The explosion in Havana’s harbor was a milestone in the Cuban revolution. At a funeral ceremony the next day at Colon cemetery, an emotional Castro vowed that “Cuba will never become cowardly” in the face of U.S. aggression. He ended his oration with the declaration that became a ringing slogan of the Cuban revolution: Patrio o Muerte, Venceremos! (Motherland or Death, We Shall Win!) Determined that Cuba would not become another Guatemala, Castro turned to the Soviet Union for economic and military aid, and the tragic dance began, locking Cuba, the United States, and Russia in a fateful embrace for years to come, and nearly ending in a nuclear inferno.
When Castro and his retinue landed at New York’s Idlewild Airport on September 18, 1960, he appeared to be in a “subdued mood,” reported The New York Times, for reasons that were not yet known to the American people. The Cuban airliner that flew the delegation to the United States had to be immediately refuele
d and flown back to Havana, to avoid being impounded, as a result of legal claims against the revolutionary government by U.S. business interests. It was just one of the numerous ways that Castro’s delegation was subjected to harassment during his weeklong visit to New York, as the Eisenhower administration maneuvered against the Cuban leader on multiple fronts. By the time his retinue was forced out of the Shelburne Hotel, Castro seemed persona non grata in New York. The State Department had ruled that the Cubans could not leave Manhattan, and no city hotel was willing to accommodate them. If New York was incapable of providing hospitality to world leaders, Castro fumed, perhaps the UN should be moved to another city, such as Havana.

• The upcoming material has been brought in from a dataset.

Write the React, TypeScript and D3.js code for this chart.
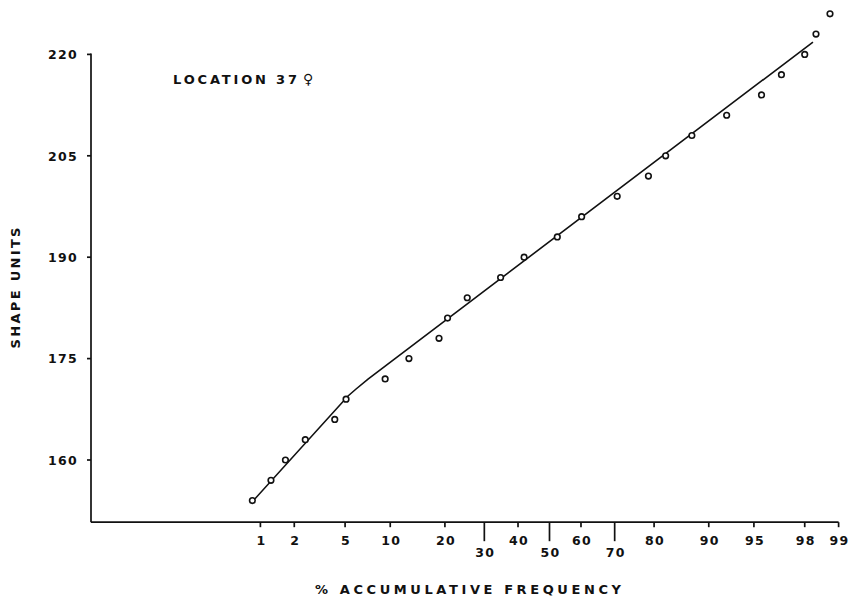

But then Castro turned his humiliation into a propaganda triumph. As the Cuban delegation was preparing to leave the Shelburne, a political sympathizer put them in touch with Black Muslim leader Malcolm X, who intervened on their behalf with the operators of Hotel Theresa. The tallest building in Harlem, the thirteen-story hotel was a lofty—if somewhat worn-down—landmark in the black community. In its heyday, the Theresa had accommodated a glittering array of African American celebrities when they were not welcome at New York’s downtown hotels, including Josephine Baker, Louis Armstrong, Duke Ellington, Nat King Cole, and Lena Horne. In June 1938, Joe Louis celebrated his heavyweight championship victory over Max Schmeling, Nazi Germany’s great white hope, at the Theresa, as thousands of fans cheered on the streets outside.